The British rider and the phenomenal 11-year-old gelding Explosion W (Chacco-Blue x Baloubet De Rouet) jumped a spectacular clear in a time of 37.85sec, which could not be matched, to secure individual Olympic gold.
“I’ve had many good horses in my career, but I won’t ride another one like him,” said Ben, who is in with a further medal chance in Tokyo as part of the British team later this week.
“That’s kind of a big statement – I think he’s just such an intelligent horse, a fun horse to be around. He’s just a real athlete. He’s not a normal horse.
“All the nerves that I have coming from the hotel today and the things going on in my mind, actually when I get to the gate and I go in, it kind of all goes away. I jump fence one and something clicks – he just fills me with confidence. I just really enjoying riding him and hopefully it lasts a long time.”
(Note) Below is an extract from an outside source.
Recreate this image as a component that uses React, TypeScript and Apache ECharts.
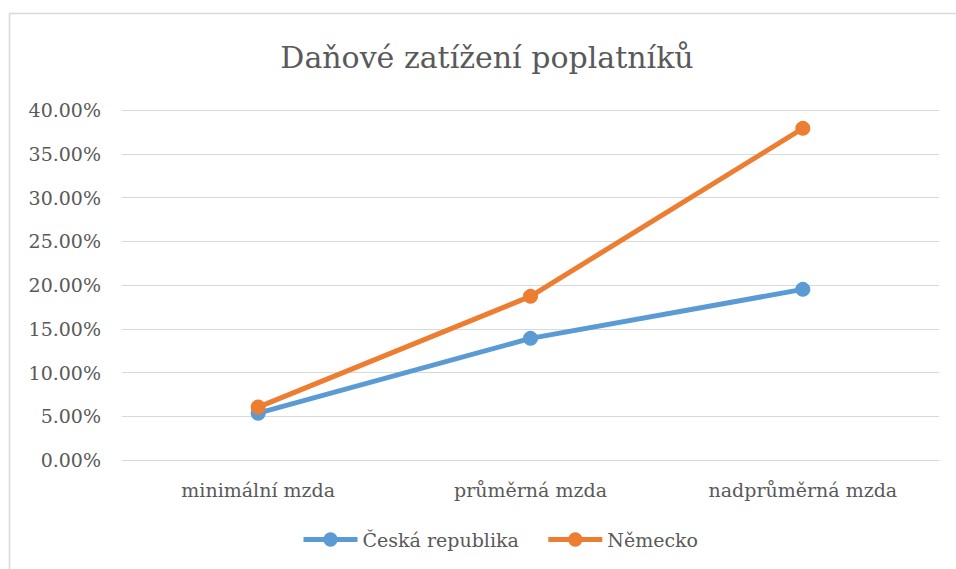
import React, { useEffect, useRef } from "react";
import * as echarts from "echarts";

const categories = ["minimální mzda", "průměrná mzda", "nadprůměrná mzda"];
const czechValues = [5.35, 13.9, 19.5];
const germanyValues = [6.05, 18.7, 37.9];
const seriesNames = ["Česká republika", "Německo"];
const titleText = "Daňové zatížení poplatníků";

const FONT = "DejaVu Serif";
const TEXT_COLOR = "#595959";
const GRID_COLOR = "#d9d9d9";

export default function App() {
  const ref = useRef<HTMLDivElement>(null);

  useEffect(() => {
    document.body.style.margin = "0";
    if (!ref.current) return;
    const chart = echarts.init(ref.current, null, { renderer: "svg" });
    chart.setOption({
      animation: false,
      backgroundColor: "#ffffff",
      textStyle: { fontFamily: FONT },
      graphic: [
        {
          type: "rect",
          silent: true,
          shape: { x: 9.5, y: 13.5, width: 1000, height: 600 },
          style: { fill: "none", stroke: GRID_COLOR, lineWidth: 1.5 },
        },
      ],
      title: {
        text: titleText,
        left: 487,
        top: 57,
        padding: 0,
        textAlign: "center",
        textVerticalAlign: "middle",
        textStyle: {
          fontFamily: FONT,
          fontSize: 30,
          fontWeight: "normal",
          color: TEXT_COLOR,
        },
      },
      legend: {
        data: seriesNames,
        left: 296,
        top: 525,
        itemWidth: 54,
        itemHeight: 18,
        itemGap: 27,
        lineStyle: { width: 5 },
        textStyle: { fontFamily: FONT, fontSize: 19, color: TEXT_COLOR },
      },
      grid: { left: 122, right: 17, top: 110, bottom: 109, containLabel: false },
      xAxis: {
        type: "category",
        data: categories,
        boundaryGap: true,
        axisLine: { show: true, lineStyle: { color: GRID_COLOR, width: 1 } },
        axisTick: { show: false },
        axisLabel: {
          fontFamily: FONT,
          fontSize: 19,
          color: TEXT_COLOR,
          margin: 20,
        },
      },
      yAxis: {
        type: "value",
        min: 0,
        max: 40,
        interval: 5,
        axisLine: { show: false },
        axisTick: { show: false },
        splitLine: { lineStyle: { color: GRID_COLOR, width: 1 } },
        axisLabel: {
          fontFamily: FONT,
          fontSize: 19,
          color: TEXT_COLOR,
          margin: 21,
          formatter: (v: number) => v.toFixed(2) + "%",
        },
      },
      series: [
        {
          name: seriesNames[0],
          type: "line",
          data: czechValues,
          symbol: "circle",
          symbolSize: 15,
          lineStyle: { width: 5, color: "#5B9BD5" },
          itemStyle: { color: "#5B9BD5" },
        },
        {
          name: seriesNames[1],
          type: "line",
          data: germanyValues,
          symbol: "circle",
          symbolSize: 15,
          lineStyle: { width: 5, color: "#ED7D31" },
          itemStyle: { color: "#ED7D31" },
        },
      ],
    });
    return () => chart.dispose();
  }, []);

  return <div ref={ref} style={{ width: 956, height: 569 }} />;
}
Ben, who was part of the British gold medal-winning team at London 2012, added the result “doesn’t seem real”.
“I think it will all sink in tonight or tomorrow morning when I wake up,” he said, adding there has been a lot of pressure in recent weeks.
“I’m biased, but I believe I am on the best horse. He’s an incredible horse and I’m very fortunate to be able to ride him for Pamela Wright and Charlotte Rossetter. They kept him for me for this, and with that comes pressure. People expect. And little comments here or there that normally I don’t pick up on were kind of sitting in the back of my mind all the time.
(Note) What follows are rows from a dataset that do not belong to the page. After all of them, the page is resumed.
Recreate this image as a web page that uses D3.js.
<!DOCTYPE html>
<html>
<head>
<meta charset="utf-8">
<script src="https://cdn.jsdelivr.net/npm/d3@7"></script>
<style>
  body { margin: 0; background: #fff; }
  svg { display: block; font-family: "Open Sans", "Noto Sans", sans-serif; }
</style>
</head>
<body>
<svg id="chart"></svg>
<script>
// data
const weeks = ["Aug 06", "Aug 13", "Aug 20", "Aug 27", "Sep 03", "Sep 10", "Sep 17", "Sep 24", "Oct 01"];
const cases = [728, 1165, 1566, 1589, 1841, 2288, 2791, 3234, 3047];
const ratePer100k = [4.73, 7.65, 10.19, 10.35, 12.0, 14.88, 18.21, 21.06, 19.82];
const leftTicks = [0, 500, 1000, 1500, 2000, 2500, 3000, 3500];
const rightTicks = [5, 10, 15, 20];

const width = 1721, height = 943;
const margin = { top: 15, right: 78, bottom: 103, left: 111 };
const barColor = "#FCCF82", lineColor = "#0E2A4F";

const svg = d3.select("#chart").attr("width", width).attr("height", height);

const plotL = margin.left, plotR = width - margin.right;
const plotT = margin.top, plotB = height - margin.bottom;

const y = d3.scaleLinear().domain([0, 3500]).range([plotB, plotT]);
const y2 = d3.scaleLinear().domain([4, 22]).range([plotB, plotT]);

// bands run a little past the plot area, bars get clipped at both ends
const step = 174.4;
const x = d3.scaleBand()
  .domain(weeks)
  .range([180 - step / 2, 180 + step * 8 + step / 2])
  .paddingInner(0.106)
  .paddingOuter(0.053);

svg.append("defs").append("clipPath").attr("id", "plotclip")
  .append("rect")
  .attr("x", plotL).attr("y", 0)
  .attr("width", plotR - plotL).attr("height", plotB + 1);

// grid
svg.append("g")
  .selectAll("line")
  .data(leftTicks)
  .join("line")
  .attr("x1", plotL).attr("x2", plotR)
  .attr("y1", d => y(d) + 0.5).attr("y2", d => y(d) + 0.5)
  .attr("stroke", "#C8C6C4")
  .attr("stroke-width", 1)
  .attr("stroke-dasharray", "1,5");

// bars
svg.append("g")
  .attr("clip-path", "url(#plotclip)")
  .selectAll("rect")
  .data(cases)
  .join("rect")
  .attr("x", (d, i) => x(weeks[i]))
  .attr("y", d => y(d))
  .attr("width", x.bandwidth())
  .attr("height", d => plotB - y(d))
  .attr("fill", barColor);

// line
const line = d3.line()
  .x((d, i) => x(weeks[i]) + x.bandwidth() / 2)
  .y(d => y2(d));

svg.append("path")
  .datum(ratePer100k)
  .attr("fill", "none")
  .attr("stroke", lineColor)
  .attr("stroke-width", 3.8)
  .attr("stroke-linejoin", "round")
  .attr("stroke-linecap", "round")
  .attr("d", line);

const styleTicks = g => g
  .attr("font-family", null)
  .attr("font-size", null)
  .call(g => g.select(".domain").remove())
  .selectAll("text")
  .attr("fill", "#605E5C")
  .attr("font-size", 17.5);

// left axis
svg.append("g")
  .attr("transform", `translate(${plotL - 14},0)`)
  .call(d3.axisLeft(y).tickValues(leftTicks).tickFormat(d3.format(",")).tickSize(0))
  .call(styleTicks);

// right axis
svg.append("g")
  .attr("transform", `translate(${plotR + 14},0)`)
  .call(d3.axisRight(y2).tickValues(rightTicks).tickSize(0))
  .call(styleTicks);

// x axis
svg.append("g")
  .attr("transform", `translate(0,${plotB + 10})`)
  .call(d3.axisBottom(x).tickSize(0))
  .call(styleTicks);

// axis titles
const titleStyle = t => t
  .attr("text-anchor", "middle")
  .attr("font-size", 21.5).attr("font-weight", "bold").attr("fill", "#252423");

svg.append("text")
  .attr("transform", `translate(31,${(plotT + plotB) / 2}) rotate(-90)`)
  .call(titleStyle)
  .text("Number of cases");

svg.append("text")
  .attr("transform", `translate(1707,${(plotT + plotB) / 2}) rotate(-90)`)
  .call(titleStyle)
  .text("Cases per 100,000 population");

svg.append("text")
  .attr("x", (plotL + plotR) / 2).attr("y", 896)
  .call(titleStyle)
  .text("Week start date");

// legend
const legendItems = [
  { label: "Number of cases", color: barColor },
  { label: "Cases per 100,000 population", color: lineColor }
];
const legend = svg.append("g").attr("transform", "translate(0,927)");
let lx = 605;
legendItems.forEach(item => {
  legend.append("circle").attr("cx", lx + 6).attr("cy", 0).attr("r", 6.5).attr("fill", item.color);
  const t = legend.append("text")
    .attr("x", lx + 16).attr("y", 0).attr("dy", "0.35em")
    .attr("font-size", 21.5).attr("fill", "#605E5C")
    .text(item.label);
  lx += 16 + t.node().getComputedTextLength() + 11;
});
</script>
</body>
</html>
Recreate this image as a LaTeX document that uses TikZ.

“It’s finally happened, so I’m just very happy and relieved that it’s done and I’ll just try and enjoy every moment of it now.”
Ben added he has “so many people” to thank.
“I’m not from a showjumping family background so I watched many of the riders when I was just a small child at home on TV at Olympia and Hickstead, and tried to learn always from them,” he said.
“I have so many people I owe this to. In the end, obviously Explosion is, the main one, but I have vets and farriers that have been with me for 10 to 15 years, my team back home, Explosion’s groom Cormac Kenny, he came to me from Ireland when he was 16 and he has grown up with me and he’s here to be a huge part of this moment.
“[I must also thank] my family, my fiancée – I’m getting married in two weeks time. I don’t know what was more pressure this or getting married in two weeks! There’s so many people that have contributed to make this possible and hopefully we’ll get home and have a good celebration.”
How Ben’s Tokyo Olympic gold medal-winning jump-off round played out
Ben explained there was an “element of luck” on the pair’s side today.
“By being fastest qualifier yesterday, I thought if I could jump a clear round [in the final] that I would be last in the jump-off and it threw me off a little bit when I wasn’t as that’s what our team believed was the case,” he said, explaining that he wanted to be in a position going in knowing exactly what he had to do.
“But Peter Charles [London 2012 teammate and father of Ben’s Tokyo teammate, Harry Charles] and Scott Brash were watching for me and when they said, ‘you just have to go and do what you’ve done on him in the past’. As I was going through the gate, I didn’t want to be that person who was fourth.”
He added the early stages were “probably fast, but for him it felt a little cautious”.
“So I really pressed across the middle and I saw a distance from a long way back,” he said.
“But just as I got a few strides away – I’ll have to see the replay – but [it felt like] he questioned what I was asking him to do, and I felt him just take a breath. He doesn’t do that very often and for a moment there it could have gone very wrong. But he grew wings for me and hurdled that jump.
“I got a great turn back and just kept going to the last. I guess there’s an element of luck always involved in these things, but he is an incredibly fast horse.”
He added: “I was not going to leave anything on the table today and fortunately everything went my way.”